Challenge> Print the listing as it stands, omitting all images.

------------------------

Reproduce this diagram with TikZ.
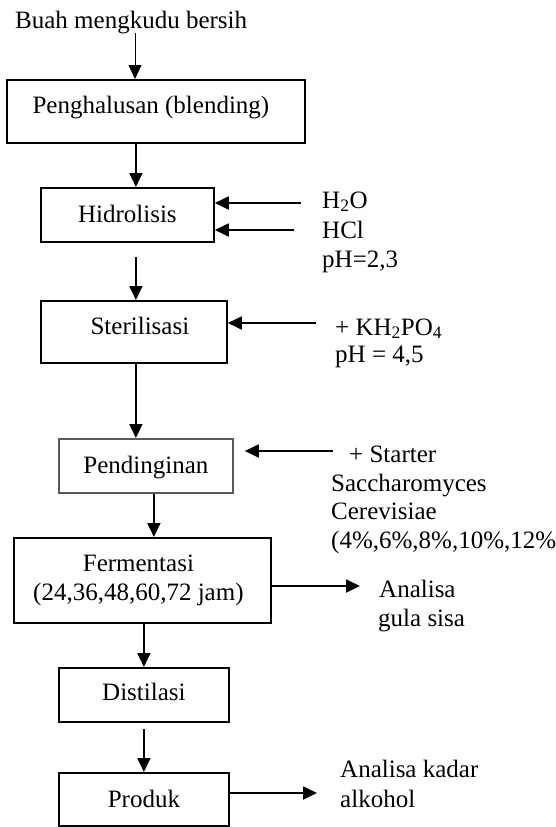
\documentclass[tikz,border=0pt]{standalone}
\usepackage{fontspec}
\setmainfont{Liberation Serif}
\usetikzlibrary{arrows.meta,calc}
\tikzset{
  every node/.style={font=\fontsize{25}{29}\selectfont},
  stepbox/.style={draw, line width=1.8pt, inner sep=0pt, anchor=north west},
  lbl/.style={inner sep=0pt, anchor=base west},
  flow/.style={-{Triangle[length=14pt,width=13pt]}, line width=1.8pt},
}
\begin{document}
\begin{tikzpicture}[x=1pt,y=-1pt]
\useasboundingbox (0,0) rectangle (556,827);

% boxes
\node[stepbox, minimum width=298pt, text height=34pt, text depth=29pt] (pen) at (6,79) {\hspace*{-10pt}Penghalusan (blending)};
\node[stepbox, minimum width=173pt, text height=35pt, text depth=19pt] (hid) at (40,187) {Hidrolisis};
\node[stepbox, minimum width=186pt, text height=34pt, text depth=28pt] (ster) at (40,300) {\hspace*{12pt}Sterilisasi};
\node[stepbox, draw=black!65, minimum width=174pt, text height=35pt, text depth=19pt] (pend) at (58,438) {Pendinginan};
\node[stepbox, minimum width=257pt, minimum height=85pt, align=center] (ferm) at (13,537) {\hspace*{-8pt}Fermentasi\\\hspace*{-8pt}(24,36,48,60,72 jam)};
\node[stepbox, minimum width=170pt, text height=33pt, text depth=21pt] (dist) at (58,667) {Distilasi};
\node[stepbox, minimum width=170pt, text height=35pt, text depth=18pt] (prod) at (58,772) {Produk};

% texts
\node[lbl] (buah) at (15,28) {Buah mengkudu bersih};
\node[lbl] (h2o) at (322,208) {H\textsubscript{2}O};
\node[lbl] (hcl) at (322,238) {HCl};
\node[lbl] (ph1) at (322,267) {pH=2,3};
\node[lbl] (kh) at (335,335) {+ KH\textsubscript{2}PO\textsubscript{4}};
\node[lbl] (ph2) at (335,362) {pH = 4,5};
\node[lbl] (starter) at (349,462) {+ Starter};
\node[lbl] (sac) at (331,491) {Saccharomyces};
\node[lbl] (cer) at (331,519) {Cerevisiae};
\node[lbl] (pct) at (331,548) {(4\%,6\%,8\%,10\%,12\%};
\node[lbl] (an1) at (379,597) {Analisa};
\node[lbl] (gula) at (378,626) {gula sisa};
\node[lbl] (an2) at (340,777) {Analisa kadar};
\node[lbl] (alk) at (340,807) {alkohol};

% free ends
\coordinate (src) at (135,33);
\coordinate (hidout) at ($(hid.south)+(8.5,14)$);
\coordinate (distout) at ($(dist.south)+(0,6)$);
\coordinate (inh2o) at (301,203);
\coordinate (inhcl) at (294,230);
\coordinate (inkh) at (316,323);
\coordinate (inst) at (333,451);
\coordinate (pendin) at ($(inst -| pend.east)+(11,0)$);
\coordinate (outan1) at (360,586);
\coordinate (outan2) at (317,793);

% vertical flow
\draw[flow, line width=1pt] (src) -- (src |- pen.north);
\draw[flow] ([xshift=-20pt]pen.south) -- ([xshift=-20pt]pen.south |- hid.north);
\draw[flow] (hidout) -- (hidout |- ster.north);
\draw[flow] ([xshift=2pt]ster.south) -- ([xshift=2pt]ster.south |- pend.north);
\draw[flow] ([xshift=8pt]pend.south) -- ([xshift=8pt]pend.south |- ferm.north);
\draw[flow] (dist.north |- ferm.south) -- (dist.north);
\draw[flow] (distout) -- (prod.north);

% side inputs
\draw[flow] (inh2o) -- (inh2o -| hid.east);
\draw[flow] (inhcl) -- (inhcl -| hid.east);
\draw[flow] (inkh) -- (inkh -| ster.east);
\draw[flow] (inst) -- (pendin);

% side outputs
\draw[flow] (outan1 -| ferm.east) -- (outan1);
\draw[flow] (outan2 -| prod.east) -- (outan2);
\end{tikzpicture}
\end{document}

------------------------

Complete response>
Reproduce this diagram with TikZ.
\documentclass[tikz,border=0pt]{standalone}
\usepackage{fontspec}
\setmainfont{Liberation Serif}
\usetikzlibrary{arrows.meta,calc}
\tikzset{
  every node/.style={font=\fontsize{25}{29}\selectfont},
  stepbox/.style={draw, line width=1.8pt, inner sep=0pt, anchor=north west},
  lbl/.style={inner sep=0pt, anchor=base west},
  flow/.style={-{Triangle[length=14pt,width=13pt]}, line width=1.8pt},
}
\begin{document}
\begin{tikzpicture}[x=1pt,y=-1pt]
\useasboundingbox (0,0) rectangle (556,827);

% boxes
\node[stepbox, minimum width=298pt, text height=34pt, text depth=29pt] (pen) at (6,79) {\hspace*{-10pt}Penghalusan (blending)};
\node[stepbox, minimum width=173pt, text height=35pt, text depth=19pt] (hid) at (40,187) {Hidrolisis};
\node[stepbox, minimum width=186pt, text height=34pt, text depth=28pt] (ster) at (40,300) {\hspace*{12pt}Sterilisasi};
\node[stepbox, draw=black!65, minimum width=174pt, text height=35pt, text depth=19pt] (pend) at (58,438) {Pendinginan};
\node[stepbox, minimum width=257pt, minimum height=85pt, align=center] (ferm) at (13,537) {\hspace*{-8pt}Fermentasi\\\hspace*{-8pt}(24,36,48,60,72 jam)};
\node[stepbox, minimum width=170pt, text height=33pt, text depth=21pt] (dist) at (58,667) {Distilasi};
\node[stepbox, minimum width=170pt, text height=35pt, text depth=18pt] (prod) at (58,772) {Produk};

% texts
\node[lbl] (buah) at (15,28) {Buah mengkudu bersih};
\node[lbl] (h2o) at (322,208) {H\textsubscript{2}O};
\node[lbl] (hcl) at (322,238) {HCl};
\node[lbl] (ph1) at (322,267) {pH=2,3};
\node[lbl] (kh) at (335,335) {+ KH\textsubscript{2}PO\textsubscript{4}};
\node[lbl] (ph2) at (335,362) {pH = 4,5};
\node[lbl] (starter) at (349,462) {+ Starter};
\node[lbl] (sac) at (331,491) {Saccharomyces};
\node[lbl] (cer) at (331,519) {Cerevisiae};
\node[lbl] (pct) at (331,548) {(4\%,6\%,8\%,10\%,12\%};
\node[lbl] (an1) at (379,597) {Analisa};
\node[lbl] (gula) at (378,626) {gula sisa};
\node[lbl] (an2) at (340,777) {Analisa kadar};
\node[lbl] (alk) at (340,807) {alkohol};

% free ends
\coordinate (src) at (135,33);
\coordinate (hidout) at ($(hid.south)+(8.5,14)$);
\coordinate (distout) at ($(dist.south)+(0,6)$);
\coordinate (inh2o) at (301,203);
\coordinate (inhcl) at (294,230);
\coordinate (inkh) at (316,323);
\coordinate (inst) at (333,451);
\coordinate (pendin) at ($(inst -| pend.east)+(11,0)$);
\coordinate (outan1) at (360,586);
\coordinate (outan2) at (317,793);

% vertical flow
\draw[flow, line width=1pt] (src) -- (src |- pen.north);
\draw[flow] ([xshift=-20pt]pen.south) -- ([xshift=-20pt]pen.south |- hid.north);
\draw[flow] (hidout) -- (hidout |- ster.north);
\draw[flow] ([xshift=2pt]ster.south) -- ([xshift=2pt]ster.south |- pend.north);
\draw[flow] ([xshift=8pt]pend.south) -- ([xshift=8pt]pend.south |- ferm.north);
\draw[flow] (dist.north |- ferm.south) -- (dist.north);
\draw[flow] (distout) -- (prod.north);

% side inputs
\draw[flow] (inh2o) -- (inh2o -| hid.east);
\draw[flow] (inhcl) -- (inhcl -| hid.east);
\draw[flow] (inkh) -- (inkh -| ster.east);
\draw[flow] (inst) -- (pendin);

% side outputs
\draw[flow] (outan1 -| ferm.east) -- (outan1);
\draw[flow] (outan2 -| prod.east) -- (outan2);
\end{tikzpicture}
\end{document}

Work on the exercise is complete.